Pumpkin Trifle- with or w/o Butterscotch

2-3 cups cubed spice cake (spice cake recipe here), muffins, or crumbled gingerbread
*reserve some crumbs
1 can (16 oz.) pumpkin or the equivalent of cooked, pureed, cooled pumpkin
1 tsp. cinnamon
1/4 tsp. nutmeg
1/4 tsp ginger
1/4 tsp. allspice
*I always add more of these spices, to taste
@ 3 cups cold milk
4 packages (3.4 oz. each) instant butterscotch and/or vanilla pudding
*In the past, I've folded melted butterscotch chips into vanilla pudding or used just plain vanilla pudding
1 pint heavy cream, whipped and lightly sweetened
*If, and only if, you're in a real time or budget crunch, use 2 containers of prepared whipped topping
maraschino cherries for garnish, optional

Prepare spice cake and cool OR use muffins, gingerbread, etc. Layer bottom of trifle bowl or large bowl with cubed cake, muffin, or gingerbread, reserving rest for later. (If you don't have a trifle bowl, any glass or punch bowl works well b/c you can see the trifle layers. Or use an opaque bowl and imagine the layers...)

Whip the heavy cream and sweeten to taste. Set aside in refrigerator.

In a large mixing bowl, combine the pumpkin, spices, milk, and pudding. Mix until smooth. If using melted butterscotch chips, fold them into the mixture last. Gently fold in half of the whipped cream.

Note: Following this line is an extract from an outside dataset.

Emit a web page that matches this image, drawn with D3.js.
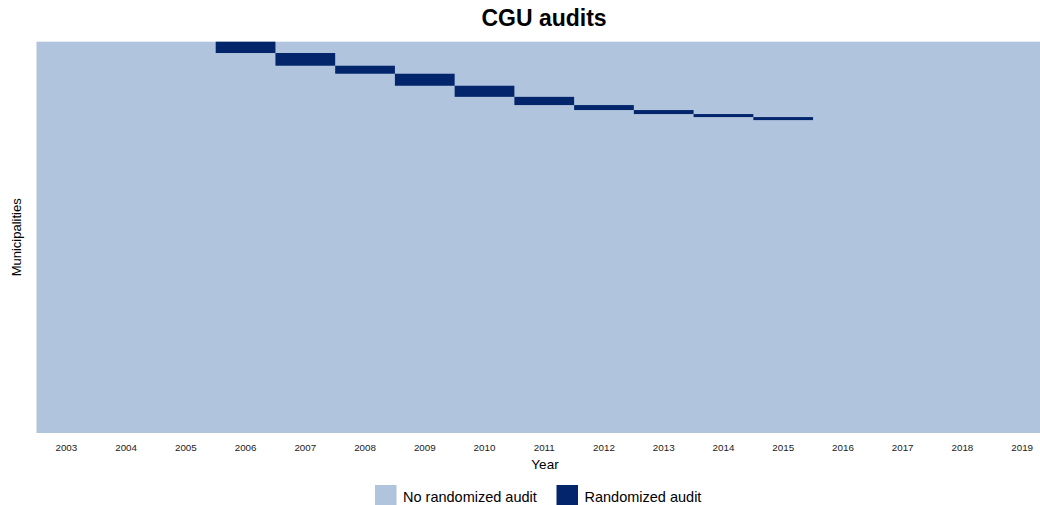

Layer half of the pumpkin mixture on top of the cubed spice cake, then next place another layer of cake/muffins/gingerbread in the bowl. Make another layer using the remaining pumpkin mixture. Lastly, layer the second half of the whipped cream on top (you can just spread it on, or, if you feel a Martha Stewart spirit astir, use a pastry bag to decoratively pipe it on top). Garnish with reserved crumbs and maraschino cherries, if desired.

Spice Cake

2 cups flour
1 and 1/2 tsp. baking powder
1/2 tsp. baking soda
1 tsp. ground cinnamon
1/4 tsp. nutmeg
1/4 tsp. cloves
1/4 tsp. ginger
* I usually use a bit more of the above spices, to taste.
1/4 cup butter or margerine, softened
1/4 cup shortening
1 and 1/2 cups sugar
1/2 tsp. vanilla
2 eggs
1 and 1/4 cups buttermilk or sour milk
*I use a buttermilk substitute: mix a bit more than 1 tablespoon white vinegar or lemon juice with enough milk to make 1 and 1/4 cups. Let sit five minutes.

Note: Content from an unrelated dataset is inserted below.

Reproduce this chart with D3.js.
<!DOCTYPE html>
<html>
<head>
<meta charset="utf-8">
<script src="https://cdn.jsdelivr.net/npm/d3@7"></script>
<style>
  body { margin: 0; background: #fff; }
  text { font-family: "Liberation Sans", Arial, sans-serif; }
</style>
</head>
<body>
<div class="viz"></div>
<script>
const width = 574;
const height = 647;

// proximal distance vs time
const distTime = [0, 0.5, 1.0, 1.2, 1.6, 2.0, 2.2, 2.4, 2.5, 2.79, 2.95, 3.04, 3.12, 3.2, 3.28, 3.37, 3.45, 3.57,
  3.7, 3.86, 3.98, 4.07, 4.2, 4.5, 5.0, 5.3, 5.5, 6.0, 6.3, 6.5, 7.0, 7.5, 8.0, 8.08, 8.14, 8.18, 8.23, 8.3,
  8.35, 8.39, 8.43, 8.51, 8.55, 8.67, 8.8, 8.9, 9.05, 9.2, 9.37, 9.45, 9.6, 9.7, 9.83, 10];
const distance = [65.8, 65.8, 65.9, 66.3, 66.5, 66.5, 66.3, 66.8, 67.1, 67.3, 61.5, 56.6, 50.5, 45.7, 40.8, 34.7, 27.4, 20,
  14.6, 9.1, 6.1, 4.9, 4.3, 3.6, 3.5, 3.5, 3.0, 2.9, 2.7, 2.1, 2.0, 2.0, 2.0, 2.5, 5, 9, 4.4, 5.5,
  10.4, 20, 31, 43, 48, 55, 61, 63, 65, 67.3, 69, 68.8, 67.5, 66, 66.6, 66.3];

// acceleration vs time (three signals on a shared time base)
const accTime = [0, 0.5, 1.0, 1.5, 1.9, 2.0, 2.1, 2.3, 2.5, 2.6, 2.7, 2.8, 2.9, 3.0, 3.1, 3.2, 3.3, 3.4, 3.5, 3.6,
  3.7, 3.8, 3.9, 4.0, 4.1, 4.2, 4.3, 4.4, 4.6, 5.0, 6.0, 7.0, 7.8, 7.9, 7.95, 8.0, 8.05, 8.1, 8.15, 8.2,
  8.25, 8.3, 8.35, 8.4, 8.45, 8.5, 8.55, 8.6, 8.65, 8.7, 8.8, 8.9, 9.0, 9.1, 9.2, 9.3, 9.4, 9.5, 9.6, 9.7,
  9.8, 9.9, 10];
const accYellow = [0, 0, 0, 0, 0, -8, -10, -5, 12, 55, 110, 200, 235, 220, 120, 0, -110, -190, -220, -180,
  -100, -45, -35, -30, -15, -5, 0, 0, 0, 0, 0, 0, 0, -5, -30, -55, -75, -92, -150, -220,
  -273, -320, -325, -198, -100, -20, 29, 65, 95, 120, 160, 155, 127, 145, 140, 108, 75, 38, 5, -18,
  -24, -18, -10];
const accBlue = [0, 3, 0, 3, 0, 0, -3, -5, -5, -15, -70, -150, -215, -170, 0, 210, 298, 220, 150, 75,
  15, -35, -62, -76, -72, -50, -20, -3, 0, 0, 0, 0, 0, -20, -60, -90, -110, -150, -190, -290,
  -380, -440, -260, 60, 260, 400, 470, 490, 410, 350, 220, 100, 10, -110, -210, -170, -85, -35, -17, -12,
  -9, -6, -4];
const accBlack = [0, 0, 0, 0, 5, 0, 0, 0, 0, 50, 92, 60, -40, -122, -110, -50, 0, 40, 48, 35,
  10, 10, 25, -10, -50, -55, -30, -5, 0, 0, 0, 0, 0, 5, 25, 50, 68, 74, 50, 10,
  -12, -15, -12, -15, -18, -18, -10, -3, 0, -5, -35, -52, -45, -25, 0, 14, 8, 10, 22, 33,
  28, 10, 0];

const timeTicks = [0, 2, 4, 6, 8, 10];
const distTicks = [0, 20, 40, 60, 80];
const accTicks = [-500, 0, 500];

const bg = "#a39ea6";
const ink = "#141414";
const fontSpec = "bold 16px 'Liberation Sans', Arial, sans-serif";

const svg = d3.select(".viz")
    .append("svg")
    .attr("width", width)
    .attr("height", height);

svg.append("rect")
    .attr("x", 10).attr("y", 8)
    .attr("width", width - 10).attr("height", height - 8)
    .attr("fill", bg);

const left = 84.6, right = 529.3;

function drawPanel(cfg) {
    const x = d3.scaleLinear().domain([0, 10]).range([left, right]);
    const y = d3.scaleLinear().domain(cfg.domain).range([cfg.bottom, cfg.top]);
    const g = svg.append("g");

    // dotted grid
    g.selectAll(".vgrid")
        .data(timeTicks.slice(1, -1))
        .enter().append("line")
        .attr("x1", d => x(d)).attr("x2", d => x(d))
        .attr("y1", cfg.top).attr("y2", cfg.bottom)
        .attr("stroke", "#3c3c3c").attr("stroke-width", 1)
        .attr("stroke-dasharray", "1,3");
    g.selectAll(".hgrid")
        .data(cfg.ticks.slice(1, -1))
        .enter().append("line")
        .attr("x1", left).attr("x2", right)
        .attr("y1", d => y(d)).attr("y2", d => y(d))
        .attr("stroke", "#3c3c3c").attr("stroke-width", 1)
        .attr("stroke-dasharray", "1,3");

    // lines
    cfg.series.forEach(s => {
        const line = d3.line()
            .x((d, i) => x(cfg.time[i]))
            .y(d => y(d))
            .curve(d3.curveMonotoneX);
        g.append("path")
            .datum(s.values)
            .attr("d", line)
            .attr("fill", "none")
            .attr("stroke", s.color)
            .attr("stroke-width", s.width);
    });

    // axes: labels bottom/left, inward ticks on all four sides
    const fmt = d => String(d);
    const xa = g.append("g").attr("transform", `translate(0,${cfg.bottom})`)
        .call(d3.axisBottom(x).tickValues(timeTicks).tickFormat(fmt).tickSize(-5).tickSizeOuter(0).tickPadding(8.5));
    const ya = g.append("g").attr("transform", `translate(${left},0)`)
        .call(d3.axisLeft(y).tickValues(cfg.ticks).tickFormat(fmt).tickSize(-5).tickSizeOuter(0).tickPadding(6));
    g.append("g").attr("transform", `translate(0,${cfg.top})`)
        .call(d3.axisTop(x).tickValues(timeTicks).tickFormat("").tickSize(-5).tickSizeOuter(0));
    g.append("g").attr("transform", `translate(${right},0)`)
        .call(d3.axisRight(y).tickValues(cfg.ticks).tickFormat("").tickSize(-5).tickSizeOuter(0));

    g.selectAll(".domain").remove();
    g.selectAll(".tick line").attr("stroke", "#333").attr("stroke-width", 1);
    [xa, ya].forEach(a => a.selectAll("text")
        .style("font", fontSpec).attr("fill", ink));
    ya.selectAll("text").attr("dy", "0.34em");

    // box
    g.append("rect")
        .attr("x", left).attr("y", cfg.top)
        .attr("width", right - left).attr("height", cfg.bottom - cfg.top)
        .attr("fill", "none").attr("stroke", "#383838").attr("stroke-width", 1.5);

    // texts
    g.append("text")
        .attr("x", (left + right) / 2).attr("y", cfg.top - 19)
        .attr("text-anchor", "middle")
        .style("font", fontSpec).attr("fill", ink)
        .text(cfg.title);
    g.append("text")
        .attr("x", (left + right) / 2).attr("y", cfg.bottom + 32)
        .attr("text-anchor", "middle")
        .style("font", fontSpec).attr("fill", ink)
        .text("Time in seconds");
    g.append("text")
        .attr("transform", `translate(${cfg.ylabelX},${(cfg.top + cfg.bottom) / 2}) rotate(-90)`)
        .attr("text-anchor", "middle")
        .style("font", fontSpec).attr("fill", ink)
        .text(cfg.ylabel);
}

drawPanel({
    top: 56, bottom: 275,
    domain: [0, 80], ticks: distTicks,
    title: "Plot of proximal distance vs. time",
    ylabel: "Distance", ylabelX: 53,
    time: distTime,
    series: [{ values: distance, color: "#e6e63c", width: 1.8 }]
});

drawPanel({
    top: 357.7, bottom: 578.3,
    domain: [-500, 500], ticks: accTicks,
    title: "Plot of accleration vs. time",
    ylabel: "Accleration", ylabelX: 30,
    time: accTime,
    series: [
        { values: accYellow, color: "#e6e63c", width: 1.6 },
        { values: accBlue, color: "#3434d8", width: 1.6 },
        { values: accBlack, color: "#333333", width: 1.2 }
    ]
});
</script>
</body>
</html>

1. Grease a 13"X 9" X 2" pan. Stir together flour, baking powder, baking, soda, and spices. Set aside.
2. In a large mixing bowl, beat the butter and shortening on medium to high speed until blended. Add sugar and vanilla; beat until well combined. Add eggs, one at a time, beating well after each. Add dry mixture and buttermilk alternately to beaten mixture, beating on low speed after each addition just till combined. Pour into pan.
3. Bake at 350 degrees for 35-40 minutes or till a wooden toothpick comes out clean. Cool.
Makes 12 servings.
*If you use this for the pumpkin trifle found above, you will have leftover cake to munch on, which can only be a good thing.